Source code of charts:
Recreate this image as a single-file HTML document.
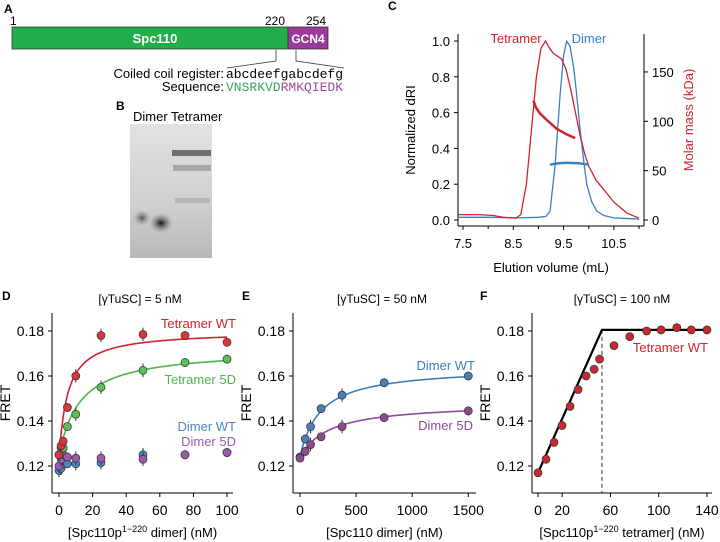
<!DOCTYPE html>
<html><head><meta charset="utf-8"><style>
body{margin:0;background:#fff;}
svg{display:block;font-family:"Liberation Sans",sans-serif;}
.mono{font-family:"Liberation Mono",monospace;}
</style></head><body>
<svg id="fig" width="720" height="542" viewBox="0 0 720 542" xmlns="http://www.w3.org/2000/svg">
<defs>
<radialGradient id="blob1" cx="0.5" cy="0.5" r="0.5"><stop offset="0" stop-color="#111"/><stop offset="1" stop-color="#888" stop-opacity="0"/></radialGradient>
<radialGradient id="blob2" cx="0.5" cy="0.5" r="0.5"><stop offset="0" stop-color="#555"/><stop offset="1" stop-color="#999" stop-opacity="0"/></radialGradient>
<linearGradient id="gelbg" x1="0" y1="0" x2="0" y2="1"><stop offset="0" stop-color="#e2e2e2"/><stop offset="0.6" stop-color="#cfcfcf"/><stop offset="1" stop-color="#b8b8b8"/></linearGradient>
</defs>
<g>
<text x="4" y="13" font-size="12" font-weight="bold">A</text>
<text x="10" y="25" font-size="12">1</text>
<text x="265" y="25" font-size="12">220</text>
<text x="306" y="25" font-size="12">254</text>
<rect x="12" y="27" width="276" height="22" fill="#23ad4b" stroke="#333" stroke-width="0.8"/>
<rect x="288" y="27" width="40" height="22" fill="#9b3a98" stroke="#333" stroke-width="0.8"/>
<text x="155" y="43" font-size="13" font-weight="bold" fill="#fff" text-anchor="middle">Spc110</text>
<text x="308" y="43" font-size="12" font-weight="bold" fill="#fff" text-anchor="middle">GCN4</text>
<polyline points="276,50 276,61 227,68" fill="none" stroke="#333" stroke-width="0.8"/>
<polyline points="296,50 296,61 344,68" fill="none" stroke="#333" stroke-width="0.8"/>
<text x="224" y="78" font-size="13" text-anchor="end">Coiled coil register:</text>
<text x="226" y="78" font-size="13" class="mono">abcdeefgabcdefg</text>
<text x="224" y="91" font-size="13" text-anchor="end">Sequence:</text>
<text x="226" y="91" font-size="13" class="mono"><tspan fill="#3aa35f">VNSRKVD</tspan><tspan fill="#9b4a9b">RMKQIEDK</tspan></text>
</g>
<g>
<text x="116" y="110" font-size="12" font-weight="bold">B</text>
<text x="133" y="121" font-size="13">Dimer Tetramer</text>
<rect x="130" y="124" width="82" height="134" fill="url(#gelbg)"/>
<rect x="172" y="150" width="39" height="6" fill="#555" opacity="0.8"/>
<rect x="173" y="165" width="38" height="6" fill="#888" opacity="0.6"/>
<rect x="175" y="198" width="35" height="5" fill="#999" opacity="0.5"/>
<ellipse cx="161" cy="223" rx="12" ry="10" fill="url(#blob1)"/>
<ellipse cx="142" cy="218" rx="9" ry="8" fill="url(#blob2)"/>
</g>
<g id="panelC"></g>
<g id="panelD"></g>
<g id="panelE"></g>
<g id="panelF"></g>
</svg>
<script>
const NS="http://www.w3.org/2000/svg";
const cTickLabelsX=[7.5,8.5,9.5,10.5];
const cTickLabelsY=[0,0.2,0.4,0.6,0.8,1.0];
const cTickLabelsR=[0,50,100,150];
const tetVol=[7.4,7.8,8.1,8.3,8.55,8.65,8.76,8.86,8.96,9.05,9.14,9.22,9.3,9.46,9.55,9.65,9.75,9.83,9.92,10.0,10.15,10.3,10.5,10.75,11.0];
const tetDRI=[0.03,0.03,0.025,0.015,0.01,0.03,0.2,0.5,0.8,0.96,1.0,0.96,0.93,0.90,0.84,0.72,0.58,0.47,0.37,0.3,0.22,0.17,0.1,0.04,0.01];
const dimVol=[7.4,8.0,8.6,9.0,9.15,9.23,9.33,9.43,9.5,9.56,9.63,9.7,9.76,9.83,9.9,9.96,10.06,10.16,10.3,10.5,11.0];
const dimDRI=[0.015,0.015,0.012,0.015,0.02,0.05,0.3,0.7,0.92,1.0,0.97,0.85,0.7,0.5,0.33,0.2,0.1,0.05,0.025,0.012,0.005];
const tetMassVol=[8.9,8.95,9.03,9.15,9.36,9.55,9.73];
const tetMass=[121,114,108,102,92.5,87,83];
const dimMassVol=[9.23,9.4,9.56,9.8,10.0];
const dimMass=[56,57.5,58,57.5,56];
const dConc=[0,1.25,2.5,5,10,25,50,75,100];
const dTetWT=[0.125,0.129,0.131,0.146,0.160,0.178,0.1785,0.178,0.175];
const dTet5D=[0.125,0.128,0.128,0.1375,0.143,0.155,0.1625,0.166,0.1675];
const dDimWT=[0.118,0.119,0.121,0.121,0.121,0.1215,0.125,0.125,0.126];
const dDim5D=[0.120,0.123,0.125,0.124,0.1235,0.1235,0.123,0.125,0.126];
const dErr=[0.003,0.003,0.002,0.002,0.003,0.003,0.003,0.002,0.002];
const dFitTetWT=[0.123,0.057,5];
const dFitTet5D=[0.124,0.048,12];
const dTicksX=[0,20,40,60,80,100];
const fretTicks=[0.12,0.14,0.16,0.18];
const eConc=[0,47,94,188,375,750,1500];
const eDimWT=[0.124,0.132,0.1375,0.1455,0.1515,0.157,0.160];
const eDim5D=[0.1235,0.1265,0.1295,0.133,0.1375,0.1415,0.1445];
const eErr=[0.001,0.002,0.003,0.001,0.003,0.002,0.002];
const eFitWT=[0.124,0.040,180];
const eFit5D=[0.1235,0.0245,250];
const eTicksX=[0,500,1000,1500];
const fConc=[0,6.6,13.3,19.9,26.6,33.2,39.8,46.5,51,63,76,90,102,115,127,140];
const fTetWT=[0.117,0.123,0.1305,0.138,0.1465,0.154,0.160,0.163,0.1675,0.1735,0.1775,0.180,0.1805,0.1815,0.1805,0.1805];
const fBreak=[53,0.117,0.1805];
const fTicksX=[0,20,60,100,140];

function el(parent,tag,attrs,name,inter){const e=document.createElementNS(NS,tag);for(const k in attrs)e.setAttribute(k,attrs[k]);


parent.appendChild(e);return e;}
function txt(parent,x,y,s,opts,name){const t=el(parent,'text',Object.assign({x:x,y:y,'font-size':13},opts||{}),name);t.textContent=s;return t;}

(function(){
const g=document.getElementById('panelC');
const sx=v=>463+(v-7.5)*50.3, sy=v=>220-v*179, sr=v=>220-v*0.987;
txt(g,388,10,'C',{'font-size':12,'font-weight':'bold'},'panel-label-c');
el(g,'line',{x1:458,y1:34,x2:458,y2:226,stroke:'#000','stroke-width':1},'c-left-axis');
el(g,'line',{x1:644,y1:34,x2:644,y2:226,stroke:'#000','stroke-width':1},'c-right-axis');
el(g,'line',{x1:458,y1:226,x2:644,y2:226,stroke:'#000','stroke-width':1},'c-x-axis');
cTickLabelsY.forEach(v=>{el(g,'line',{x1:454,y1:sy(v),x2:458,y2:sy(v),stroke:'#000'},'c-y-tick');txt(g,450,sy(v)+5,v.toFixed(1),{'text-anchor':'end'},'c-y-tick-label');});
cTickLabelsR.forEach(v=>{el(g,'line',{x1:644,y1:sr(v),x2:648,y2:sr(v),stroke:'#000'},'c-right-tick');txt(g,652,sr(v)+5,String(v),{},'c-right-tick-label');});
cTickLabelsX.forEach(v=>{el(g,'line',{x1:sx(v),y1:226,x2:sx(v),y2:230,stroke:'#000'},'c-x-tick');txt(g,sx(v),248,v.toFixed(1),{'text-anchor':'middle'},'c-x-tick-label');});
[8,9,10,11].forEach(v=>{if(sx(v)<644)el(g,'line',{x1:sx(v),y1:226,x2:sx(v),y2:229,stroke:'#000'},'c-x-minor-tick');});
txt(g,551,272,'Elution volume (mL)',{'text-anchor':'middle'},'c-x-axis-title');
txt(g,0,0,'Normalized dRI',{'text-anchor':'middle',transform:'translate(415,130) rotate(-90)'},'c-y-axis-title');
txt(g,0,0,'Molar mass (kDa)',{'text-anchor':'middle',fill:'#d0232e',transform:'translate(693,120) rotate(-90)'},'c-right-axis-title');
const pts=(xs,ys,fy)=>xs.map((x,i)=>sx(x).toFixed(1)+','+fy(ys[i]).toFixed(1)).join(' ');
el(g,'polyline',{points:pts(dimVol,dimDRI,sy),fill:'none',stroke:'#3a7fbf','stroke-width':1.3},'c-dimer-dri-curve');
el(g,'polyline',{points:pts(tetVol,tetDRI,sy),fill:'none',stroke:'#d0232e','stroke-width':1.3},'c-tetramer-dri-curve');
el(g,'polyline',{points:pts(tetMassVol,tetMass,sr),fill:'none',stroke:'#d0232e','stroke-width':2.5},'c-tetramer-mass-curve');
el(g,'polyline',{points:pts(dimMassVol,dimMass,sr),fill:'none',stroke:'#3a7fbf','stroke-width':2.5},'c-dimer-mass-curve');
txt(g,516,43,'Tetramer',{'text-anchor':'middle',fill:'#d0232e'},'c-tetramer-label');
txt(g,589,43,'Dimer',{'text-anchor':'middle',fill:'#3a7fbf'},'c-dimer-label');
})();
function fretAxes(g,ax,x0,x1,sx,ticks,title,xtitle,label,lx,tx){
 const sy=v=>331+(0.18-v)*2250;
 txt(g,lx,300,label,{'font-size':12,'font-weight':'bold'},'panel-label-'+label.toLowerCase());
 txt(g,tx,303,title,{'text-anchor':'middle','font-size':12},'panel-title-'+label.toLowerCase());
 el(g,'line',{x1:ax,y1:313,x2:ax,y2:493,stroke:'#000'},'y-axis-'+label.toLowerCase());
 el(g,'line',{x1:ax,y1:493,x2:x1,y2:493,stroke:'#000'},'x-axis-'+label.toLowerCase());
 fretTicks.forEach(v=>{el(g,'line',{x1:ax-4,y1:sy(v),x2:ax,y2:sy(v),stroke:'#000'},'y-tick');txt(g,ax-8,sy(v)+5,v.toFixed(2),{'text-anchor':'end','font-size':14},'y-tick-label');});
 ticks.forEach(v=>{el(g,'line',{x1:sx(v),y1:493,x2:sx(v),y2:497,stroke:'#000'},'x-tick');txt(g,sx(v),515,String(v),{'text-anchor':'middle','font-size':14},'x-tick-label');});
 txt(g,0,0,'FRET',{'text-anchor':'middle','font-size':14,transform:'translate('+(ax-42)+',403) rotate(-90)'},'y-axis-title');
 const xt=el(g,'text',{x:(ax+x1)/2,y:537,'text-anchor':'middle','font-size':13},'x-axis-title');xt.innerHTML=xtitle;
 return sy;
}
function series(g,xs,ys,errs,col,sx,sy,name){
 xs.forEach((c,i)=>{
  if(errs){el(g,'line',{x1:sx(c),y1:sy(ys[i]-errs[i]),x2:sx(c),y2:sy(ys[i]+errs[i]),stroke:'#333','stroke-width':1},name+'-errorbar');}
  el(g,'circle',{cx:sx(c),cy:sy(ys[i]),r:4,fill:col,stroke:'#333','stroke-width':0.7},name+'-point');
 });
}
function fit(g,p,xmax,col,sx,sy,name){
 let s='';for(let i=0;i<=200;i++){const x=xmax*i/200;const y=p[0]+p[1]*x/(p[2]+x);s+=sx(x).toFixed(1)+','+sy(y).toFixed(1)+' ';}
 el(g,'polyline',{points:s,fill:'none',stroke:col,'stroke-width':1.6},name);
}
(function(){const g=document.getElementById('panelD');const sx=v=>59+v*1.68;
const sy=fretAxes(g,52,59,233,sx,dTicksX,'[γTuSC] = 5 nM','[Spc110p<tspan dy="-5" font-size="9">1−220</tspan><tspan dy="5"> dimer] (nM)</tspan>','D',2,140);
fit(g,dFitTetWT,100,'#d0232e',sx,sy,'tetramer-wt-fit');fit(g,dFitTet5D,100,'#4cb64c',sx,sy,'tetramer-5d-fit');
series(g,dConc,dDimWT,dErr,'#4a86c0',sx,sy,'dimer-wt');series(g,dConc,dDim5D,dErr,'#9b5aae',sx,sy,'dimer-5d');
series(g,dConc,dTet5D,dErr,'#5cbf5c',sx,sy,'tetramer-5d');series(g,dConc,dTetWT,dErr,'#d8363d',sx,sy,'tetramer-wt');
txt(g,236,328,'Tetramer WT',{'text-anchor':'end',fill:'#d0232e','font-size':13},'legend-tetramer-wt');
txt(g,236,384,'Tetramer 5D',{'text-anchor':'end',fill:'#4cb64c','font-size':13},'legend-tetramer-5d');
txt(g,236,431,'Dimer WT',{'text-anchor':'end',fill:'#4a86c0','font-size':13},'legend-dimer-wt');
txt(g,236,446,'Dimer 5D',{'text-anchor':'end',fill:'#9b5aae','font-size':13},'legend-dimer-5d');
})();
(function(){const g=document.getElementById('panelE');const sx=v=>300+v*0.1122;
const sy=fretAxes(g,293,300,476,sx,eTicksX,'[γTuSC] = 50 nM','[Spc110 dimer] (nM)','E',242,382);
fit(g,eFitWT,1500,'#3a7fbf',sx,sy,'dimer-wt-fit');fit(g,eFit5D,1500,'#8e4a9e',sx,sy,'dimer-5d-fit');
series(g,eConc,eDimWT,eErr,'#4a7fb5',sx,sy,'dimer-wt');series(g,eConc,eDim5D,eErr,'#8e4a8e',sx,sy,'dimer-5d');
txt(g,475,370,'Dimer WT',{'text-anchor':'end',fill:'#3a7fbf','font-size':13},'legend-dimer-wt');
txt(g,473,430,'Dimer 5D',{'text-anchor':'end',fill:'#8e4a9e','font-size':13},'legend-dimer-5d');
})();
(function(){const g=document.getElementById('panelF');const sx=v=>538+v*1.207;
const sy=fretAxes(g,532,538,712,sx,fTicksX,'[γTuSC] = 100 nM','[Spc110p<tspan dy="-5" font-size="9">1−220</tspan><tspan dy="5"> tetramer] (nM)</tspan>','F',480,622);
el(g,'line',{x1:sx(fBreak[0]),y1:sy(fBreak[2]),x2:sx(fBreak[0]),y2:493,stroke:'#333','stroke-dasharray':'4,3'},'saturation-dashed-line');
el(g,'polyline',{points:sx(0)+','+sy(fBreak[1])+' '+sx(fBreak[0])+','+sy(fBreak[2])+' '+sx(140)+','+sy(fBreak[2]),fill:'none',stroke:'#000','stroke-width':2.2},'stoichiometric-fit-line');
series(g,fConc,fTetWT,null,'#c8282f',sx,sy,'tetramer-wt');
txt(g,708,352,'Tetramer WT',{'text-anchor':'end',fill:'#d0232e','font-size':13},'legend-tetramer-wt');
})();
</script>
</body></html>
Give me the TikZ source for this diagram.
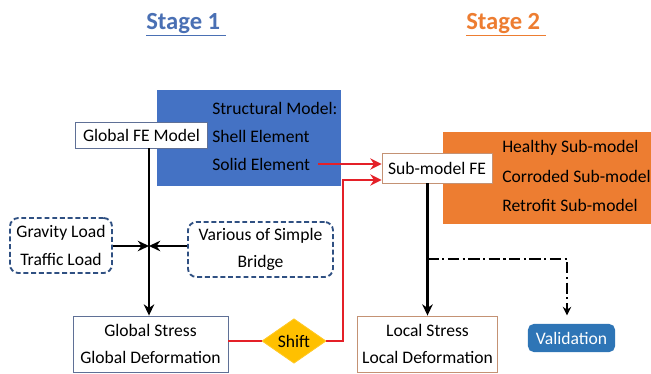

--- Written task ---
Copy every line above that includes the string "this".

--- Response below ---
Recreate this image as a single-file HTML document.
Give me the TikZ source for this diagram.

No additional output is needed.